[Data entries]
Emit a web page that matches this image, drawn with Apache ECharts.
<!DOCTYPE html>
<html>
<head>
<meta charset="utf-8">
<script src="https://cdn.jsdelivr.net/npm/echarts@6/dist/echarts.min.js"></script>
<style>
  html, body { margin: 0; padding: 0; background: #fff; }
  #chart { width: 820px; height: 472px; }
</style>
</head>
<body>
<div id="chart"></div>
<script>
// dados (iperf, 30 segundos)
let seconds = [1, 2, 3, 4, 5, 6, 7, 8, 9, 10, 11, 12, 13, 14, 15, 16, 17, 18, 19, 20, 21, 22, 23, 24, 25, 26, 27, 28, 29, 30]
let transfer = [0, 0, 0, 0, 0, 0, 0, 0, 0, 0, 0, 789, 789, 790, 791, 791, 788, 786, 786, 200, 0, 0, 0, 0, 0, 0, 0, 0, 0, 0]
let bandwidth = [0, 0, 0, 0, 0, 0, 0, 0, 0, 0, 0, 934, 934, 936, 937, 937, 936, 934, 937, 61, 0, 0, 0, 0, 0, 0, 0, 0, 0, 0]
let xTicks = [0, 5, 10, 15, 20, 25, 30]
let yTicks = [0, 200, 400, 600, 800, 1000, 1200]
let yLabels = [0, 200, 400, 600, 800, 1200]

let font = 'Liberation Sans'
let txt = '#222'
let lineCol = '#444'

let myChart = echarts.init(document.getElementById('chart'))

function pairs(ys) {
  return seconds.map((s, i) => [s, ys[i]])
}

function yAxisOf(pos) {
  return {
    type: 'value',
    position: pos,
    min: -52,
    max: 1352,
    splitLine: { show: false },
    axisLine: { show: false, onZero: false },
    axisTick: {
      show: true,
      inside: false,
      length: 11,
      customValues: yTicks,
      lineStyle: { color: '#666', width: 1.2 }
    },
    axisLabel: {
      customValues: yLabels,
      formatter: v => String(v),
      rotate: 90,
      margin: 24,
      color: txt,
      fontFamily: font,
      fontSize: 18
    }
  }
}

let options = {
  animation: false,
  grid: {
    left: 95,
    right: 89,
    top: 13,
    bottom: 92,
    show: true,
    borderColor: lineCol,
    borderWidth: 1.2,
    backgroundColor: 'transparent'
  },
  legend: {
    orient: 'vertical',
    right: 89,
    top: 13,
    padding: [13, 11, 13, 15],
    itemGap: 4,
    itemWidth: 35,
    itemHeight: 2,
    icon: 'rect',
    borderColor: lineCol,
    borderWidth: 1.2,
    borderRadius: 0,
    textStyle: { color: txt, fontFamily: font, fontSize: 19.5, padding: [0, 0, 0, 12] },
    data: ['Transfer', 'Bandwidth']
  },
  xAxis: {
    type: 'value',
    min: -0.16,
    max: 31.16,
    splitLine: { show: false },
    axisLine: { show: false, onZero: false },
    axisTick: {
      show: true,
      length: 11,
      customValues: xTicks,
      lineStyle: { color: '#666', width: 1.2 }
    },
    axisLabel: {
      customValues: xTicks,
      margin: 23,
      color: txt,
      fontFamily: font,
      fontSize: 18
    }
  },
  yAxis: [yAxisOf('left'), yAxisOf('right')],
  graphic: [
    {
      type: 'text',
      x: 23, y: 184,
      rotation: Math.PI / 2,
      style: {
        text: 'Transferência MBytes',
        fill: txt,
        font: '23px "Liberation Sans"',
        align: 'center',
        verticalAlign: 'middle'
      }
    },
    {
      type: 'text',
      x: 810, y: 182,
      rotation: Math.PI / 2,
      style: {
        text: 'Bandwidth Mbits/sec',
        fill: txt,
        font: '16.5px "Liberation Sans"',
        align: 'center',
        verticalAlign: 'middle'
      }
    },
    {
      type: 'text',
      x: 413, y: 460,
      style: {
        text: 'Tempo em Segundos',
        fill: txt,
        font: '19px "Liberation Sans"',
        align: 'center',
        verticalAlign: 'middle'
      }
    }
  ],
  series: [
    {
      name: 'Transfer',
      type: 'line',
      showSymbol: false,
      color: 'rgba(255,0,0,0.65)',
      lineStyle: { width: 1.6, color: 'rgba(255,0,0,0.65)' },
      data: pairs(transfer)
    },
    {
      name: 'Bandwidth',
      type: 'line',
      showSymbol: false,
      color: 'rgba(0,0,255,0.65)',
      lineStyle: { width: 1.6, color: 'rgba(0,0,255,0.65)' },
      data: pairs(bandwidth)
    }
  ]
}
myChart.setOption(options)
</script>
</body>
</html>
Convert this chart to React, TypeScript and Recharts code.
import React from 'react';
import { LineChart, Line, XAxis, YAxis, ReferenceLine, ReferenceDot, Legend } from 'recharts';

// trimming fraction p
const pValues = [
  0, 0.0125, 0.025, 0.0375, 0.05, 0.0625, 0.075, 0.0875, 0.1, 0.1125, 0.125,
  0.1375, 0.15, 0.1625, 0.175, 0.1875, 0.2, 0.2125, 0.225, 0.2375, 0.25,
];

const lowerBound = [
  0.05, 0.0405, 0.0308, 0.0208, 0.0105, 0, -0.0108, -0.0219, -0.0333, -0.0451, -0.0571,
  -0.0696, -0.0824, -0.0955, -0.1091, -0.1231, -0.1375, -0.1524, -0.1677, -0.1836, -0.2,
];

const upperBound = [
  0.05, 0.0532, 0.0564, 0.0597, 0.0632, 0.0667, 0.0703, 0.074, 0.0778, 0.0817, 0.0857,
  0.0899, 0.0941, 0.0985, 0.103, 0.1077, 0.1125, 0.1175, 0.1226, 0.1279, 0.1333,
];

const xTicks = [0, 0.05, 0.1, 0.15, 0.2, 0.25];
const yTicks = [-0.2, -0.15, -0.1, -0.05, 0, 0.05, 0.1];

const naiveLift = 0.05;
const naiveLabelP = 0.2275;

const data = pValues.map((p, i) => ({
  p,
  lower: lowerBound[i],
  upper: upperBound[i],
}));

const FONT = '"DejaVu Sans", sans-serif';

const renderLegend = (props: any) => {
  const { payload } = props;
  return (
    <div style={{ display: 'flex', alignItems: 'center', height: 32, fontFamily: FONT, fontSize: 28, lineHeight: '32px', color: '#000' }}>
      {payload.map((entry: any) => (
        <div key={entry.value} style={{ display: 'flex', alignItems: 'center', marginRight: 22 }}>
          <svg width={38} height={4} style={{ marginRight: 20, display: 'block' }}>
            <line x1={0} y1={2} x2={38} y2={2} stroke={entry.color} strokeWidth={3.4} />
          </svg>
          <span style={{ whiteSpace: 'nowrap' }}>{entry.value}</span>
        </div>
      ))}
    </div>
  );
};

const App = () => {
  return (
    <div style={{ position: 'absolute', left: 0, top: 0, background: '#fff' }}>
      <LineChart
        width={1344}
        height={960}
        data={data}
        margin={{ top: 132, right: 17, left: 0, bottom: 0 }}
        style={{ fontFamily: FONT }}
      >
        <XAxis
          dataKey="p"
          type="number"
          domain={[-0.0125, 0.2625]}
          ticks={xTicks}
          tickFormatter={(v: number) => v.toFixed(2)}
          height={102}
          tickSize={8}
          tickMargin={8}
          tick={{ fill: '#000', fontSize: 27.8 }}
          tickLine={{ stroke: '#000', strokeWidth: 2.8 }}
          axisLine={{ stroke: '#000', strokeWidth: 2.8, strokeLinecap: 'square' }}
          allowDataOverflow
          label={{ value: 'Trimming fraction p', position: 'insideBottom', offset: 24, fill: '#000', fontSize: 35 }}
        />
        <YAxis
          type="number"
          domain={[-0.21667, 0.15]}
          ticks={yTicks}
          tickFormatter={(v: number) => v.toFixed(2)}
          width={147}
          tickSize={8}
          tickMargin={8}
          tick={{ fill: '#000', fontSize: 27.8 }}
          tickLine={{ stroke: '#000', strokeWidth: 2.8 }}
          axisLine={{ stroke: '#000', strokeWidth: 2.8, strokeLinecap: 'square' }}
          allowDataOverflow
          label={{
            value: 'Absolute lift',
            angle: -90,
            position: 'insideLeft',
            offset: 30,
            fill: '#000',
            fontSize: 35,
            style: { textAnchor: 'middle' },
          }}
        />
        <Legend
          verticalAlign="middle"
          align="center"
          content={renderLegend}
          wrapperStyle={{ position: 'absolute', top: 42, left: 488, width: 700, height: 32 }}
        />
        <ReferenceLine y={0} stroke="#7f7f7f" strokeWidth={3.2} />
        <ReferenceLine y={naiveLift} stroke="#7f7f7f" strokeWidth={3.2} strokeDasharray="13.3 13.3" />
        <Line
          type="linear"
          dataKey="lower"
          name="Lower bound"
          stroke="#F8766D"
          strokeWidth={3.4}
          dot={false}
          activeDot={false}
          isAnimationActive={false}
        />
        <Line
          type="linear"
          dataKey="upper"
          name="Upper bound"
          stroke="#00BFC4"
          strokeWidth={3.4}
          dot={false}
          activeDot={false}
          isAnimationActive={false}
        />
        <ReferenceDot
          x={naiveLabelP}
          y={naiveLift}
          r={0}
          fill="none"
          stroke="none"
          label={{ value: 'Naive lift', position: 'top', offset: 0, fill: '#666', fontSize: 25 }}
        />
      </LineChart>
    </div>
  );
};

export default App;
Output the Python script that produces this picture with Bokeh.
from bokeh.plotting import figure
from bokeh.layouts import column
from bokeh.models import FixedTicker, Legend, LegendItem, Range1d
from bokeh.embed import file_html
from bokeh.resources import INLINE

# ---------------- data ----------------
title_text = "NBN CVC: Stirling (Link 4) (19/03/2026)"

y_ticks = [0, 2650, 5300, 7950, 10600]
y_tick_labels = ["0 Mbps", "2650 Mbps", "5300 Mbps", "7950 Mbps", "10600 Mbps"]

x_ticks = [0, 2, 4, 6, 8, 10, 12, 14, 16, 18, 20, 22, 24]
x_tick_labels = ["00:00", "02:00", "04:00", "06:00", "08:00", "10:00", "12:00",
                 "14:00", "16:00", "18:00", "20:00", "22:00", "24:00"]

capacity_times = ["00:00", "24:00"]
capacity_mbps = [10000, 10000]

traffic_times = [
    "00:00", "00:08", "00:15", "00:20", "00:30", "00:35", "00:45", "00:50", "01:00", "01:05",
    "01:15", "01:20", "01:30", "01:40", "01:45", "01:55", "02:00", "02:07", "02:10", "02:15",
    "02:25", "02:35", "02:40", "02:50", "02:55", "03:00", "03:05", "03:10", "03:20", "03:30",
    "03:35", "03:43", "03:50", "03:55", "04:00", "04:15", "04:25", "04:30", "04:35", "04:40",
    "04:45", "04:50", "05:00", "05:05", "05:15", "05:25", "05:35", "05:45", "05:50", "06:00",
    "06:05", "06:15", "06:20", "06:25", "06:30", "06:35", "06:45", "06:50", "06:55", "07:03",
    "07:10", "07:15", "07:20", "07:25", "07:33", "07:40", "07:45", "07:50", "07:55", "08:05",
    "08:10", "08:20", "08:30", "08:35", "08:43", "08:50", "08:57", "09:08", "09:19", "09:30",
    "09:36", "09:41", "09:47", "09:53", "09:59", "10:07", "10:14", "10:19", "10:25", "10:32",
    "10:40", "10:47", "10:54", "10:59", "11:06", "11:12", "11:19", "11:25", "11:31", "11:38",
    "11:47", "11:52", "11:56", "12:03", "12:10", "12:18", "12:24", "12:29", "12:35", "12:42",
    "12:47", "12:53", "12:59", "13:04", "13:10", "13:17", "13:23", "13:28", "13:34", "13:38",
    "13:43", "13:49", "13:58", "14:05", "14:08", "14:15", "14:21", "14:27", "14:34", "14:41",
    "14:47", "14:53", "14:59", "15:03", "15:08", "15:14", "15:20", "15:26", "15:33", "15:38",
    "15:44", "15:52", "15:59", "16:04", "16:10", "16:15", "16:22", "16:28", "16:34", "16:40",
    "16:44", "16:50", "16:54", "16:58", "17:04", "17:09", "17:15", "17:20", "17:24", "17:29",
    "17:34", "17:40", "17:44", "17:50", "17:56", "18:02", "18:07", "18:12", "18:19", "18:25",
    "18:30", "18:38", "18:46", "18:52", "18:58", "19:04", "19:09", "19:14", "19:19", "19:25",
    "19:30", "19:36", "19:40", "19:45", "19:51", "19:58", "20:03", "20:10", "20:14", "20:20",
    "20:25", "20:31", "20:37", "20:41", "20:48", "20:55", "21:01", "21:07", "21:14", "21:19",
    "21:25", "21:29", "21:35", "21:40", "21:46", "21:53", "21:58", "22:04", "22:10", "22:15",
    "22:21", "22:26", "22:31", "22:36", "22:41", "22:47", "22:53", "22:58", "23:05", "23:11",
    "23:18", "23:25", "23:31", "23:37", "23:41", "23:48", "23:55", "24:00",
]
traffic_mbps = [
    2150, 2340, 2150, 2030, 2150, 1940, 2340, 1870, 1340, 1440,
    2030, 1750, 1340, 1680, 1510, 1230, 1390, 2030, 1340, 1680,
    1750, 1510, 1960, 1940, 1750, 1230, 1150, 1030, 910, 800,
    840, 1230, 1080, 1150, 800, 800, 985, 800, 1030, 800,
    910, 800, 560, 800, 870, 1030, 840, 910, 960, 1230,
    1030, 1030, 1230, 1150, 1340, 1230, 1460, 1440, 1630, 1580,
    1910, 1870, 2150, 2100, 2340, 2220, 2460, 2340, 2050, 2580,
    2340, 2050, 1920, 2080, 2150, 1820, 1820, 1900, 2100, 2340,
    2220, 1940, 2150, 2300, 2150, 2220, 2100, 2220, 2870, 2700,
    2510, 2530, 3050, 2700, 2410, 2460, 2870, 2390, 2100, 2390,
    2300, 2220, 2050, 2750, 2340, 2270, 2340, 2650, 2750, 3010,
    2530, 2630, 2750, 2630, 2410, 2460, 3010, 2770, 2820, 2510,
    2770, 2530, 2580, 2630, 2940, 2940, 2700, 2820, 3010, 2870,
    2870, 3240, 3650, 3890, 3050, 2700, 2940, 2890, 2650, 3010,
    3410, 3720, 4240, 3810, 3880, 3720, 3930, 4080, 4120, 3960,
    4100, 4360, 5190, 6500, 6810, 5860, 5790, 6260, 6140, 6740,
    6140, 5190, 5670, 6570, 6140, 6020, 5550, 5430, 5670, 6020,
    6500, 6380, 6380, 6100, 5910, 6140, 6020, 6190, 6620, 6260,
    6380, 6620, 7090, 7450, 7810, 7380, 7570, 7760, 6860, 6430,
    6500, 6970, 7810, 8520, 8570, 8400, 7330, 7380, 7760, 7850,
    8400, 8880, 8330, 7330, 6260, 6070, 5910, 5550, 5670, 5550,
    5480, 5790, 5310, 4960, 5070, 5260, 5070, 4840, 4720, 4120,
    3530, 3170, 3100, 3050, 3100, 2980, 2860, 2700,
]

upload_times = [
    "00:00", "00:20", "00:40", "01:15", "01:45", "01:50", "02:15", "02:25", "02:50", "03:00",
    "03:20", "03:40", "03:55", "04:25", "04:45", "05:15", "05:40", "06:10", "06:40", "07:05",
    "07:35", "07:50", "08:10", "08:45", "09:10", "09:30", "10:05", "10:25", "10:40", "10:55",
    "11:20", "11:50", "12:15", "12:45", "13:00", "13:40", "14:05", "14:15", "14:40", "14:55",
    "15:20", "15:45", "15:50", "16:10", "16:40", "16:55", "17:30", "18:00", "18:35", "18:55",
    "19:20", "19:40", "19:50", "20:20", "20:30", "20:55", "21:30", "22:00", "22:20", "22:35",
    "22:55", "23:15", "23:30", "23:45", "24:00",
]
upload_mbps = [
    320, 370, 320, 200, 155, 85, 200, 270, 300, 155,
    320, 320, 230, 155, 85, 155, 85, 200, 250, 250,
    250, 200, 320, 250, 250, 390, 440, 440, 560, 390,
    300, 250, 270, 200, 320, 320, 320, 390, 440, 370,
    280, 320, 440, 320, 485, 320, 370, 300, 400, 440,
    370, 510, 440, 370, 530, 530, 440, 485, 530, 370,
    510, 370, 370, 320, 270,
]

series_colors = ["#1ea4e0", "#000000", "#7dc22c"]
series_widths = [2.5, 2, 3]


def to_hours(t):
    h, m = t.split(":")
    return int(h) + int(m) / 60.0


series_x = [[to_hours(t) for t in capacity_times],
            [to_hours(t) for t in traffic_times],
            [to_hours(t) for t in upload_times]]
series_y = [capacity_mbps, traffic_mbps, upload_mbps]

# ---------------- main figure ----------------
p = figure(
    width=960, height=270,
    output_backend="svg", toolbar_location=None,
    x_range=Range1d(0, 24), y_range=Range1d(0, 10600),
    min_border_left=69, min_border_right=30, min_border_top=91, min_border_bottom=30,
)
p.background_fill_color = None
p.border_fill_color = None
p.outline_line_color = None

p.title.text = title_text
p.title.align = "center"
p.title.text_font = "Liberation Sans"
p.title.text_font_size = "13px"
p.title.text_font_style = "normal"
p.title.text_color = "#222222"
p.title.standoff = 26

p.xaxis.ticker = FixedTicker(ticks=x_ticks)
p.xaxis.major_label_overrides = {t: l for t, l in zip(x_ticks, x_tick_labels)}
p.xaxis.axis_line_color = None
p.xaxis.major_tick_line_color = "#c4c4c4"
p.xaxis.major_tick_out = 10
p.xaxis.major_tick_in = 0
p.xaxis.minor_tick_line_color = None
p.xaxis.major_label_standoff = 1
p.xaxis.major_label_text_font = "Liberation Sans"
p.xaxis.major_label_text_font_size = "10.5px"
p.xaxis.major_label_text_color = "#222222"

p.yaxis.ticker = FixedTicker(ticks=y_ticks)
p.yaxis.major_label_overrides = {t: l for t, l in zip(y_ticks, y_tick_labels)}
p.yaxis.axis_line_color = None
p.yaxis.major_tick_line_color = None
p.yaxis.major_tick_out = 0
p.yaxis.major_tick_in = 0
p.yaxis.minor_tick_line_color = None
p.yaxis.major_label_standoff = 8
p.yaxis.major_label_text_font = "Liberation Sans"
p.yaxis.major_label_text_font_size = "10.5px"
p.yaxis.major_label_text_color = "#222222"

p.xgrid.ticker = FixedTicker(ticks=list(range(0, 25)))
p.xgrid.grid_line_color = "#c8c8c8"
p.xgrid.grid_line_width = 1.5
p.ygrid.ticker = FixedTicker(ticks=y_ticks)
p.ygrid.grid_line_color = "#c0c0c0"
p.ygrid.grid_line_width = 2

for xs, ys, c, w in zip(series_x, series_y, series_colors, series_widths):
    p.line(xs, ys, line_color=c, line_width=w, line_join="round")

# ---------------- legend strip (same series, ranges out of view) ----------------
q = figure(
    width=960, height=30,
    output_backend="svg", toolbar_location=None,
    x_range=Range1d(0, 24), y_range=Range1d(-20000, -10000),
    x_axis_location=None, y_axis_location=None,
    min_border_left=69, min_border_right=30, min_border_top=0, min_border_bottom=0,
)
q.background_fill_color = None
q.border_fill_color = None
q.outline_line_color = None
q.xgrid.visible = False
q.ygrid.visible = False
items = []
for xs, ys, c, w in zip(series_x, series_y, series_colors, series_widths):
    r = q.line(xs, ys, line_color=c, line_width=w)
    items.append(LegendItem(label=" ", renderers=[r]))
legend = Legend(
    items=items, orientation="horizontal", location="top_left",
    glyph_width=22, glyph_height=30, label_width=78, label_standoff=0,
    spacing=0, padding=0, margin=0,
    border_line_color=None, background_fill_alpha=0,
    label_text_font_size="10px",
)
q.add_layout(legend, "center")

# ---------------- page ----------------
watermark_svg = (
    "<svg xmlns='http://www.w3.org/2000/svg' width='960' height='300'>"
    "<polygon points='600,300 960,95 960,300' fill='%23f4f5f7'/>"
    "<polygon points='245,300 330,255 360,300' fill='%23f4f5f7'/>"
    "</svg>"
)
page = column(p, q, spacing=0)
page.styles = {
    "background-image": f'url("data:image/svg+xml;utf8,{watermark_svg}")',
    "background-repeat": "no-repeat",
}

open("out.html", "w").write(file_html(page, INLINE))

Stated problem> Emit only the lines from the one containing "Output the Python" through the one containing "from bokeh.resources import INLINE", copied exactly.

Exercise output>
Output the Python script that produces this picture with Bokeh.
from bokeh.plotting import figure
from bokeh.layouts import column
from bokeh.models import FixedTicker, Legend, LegendItem, Range1d
from bokeh.embed import file_html
from bokeh.resources import INLINE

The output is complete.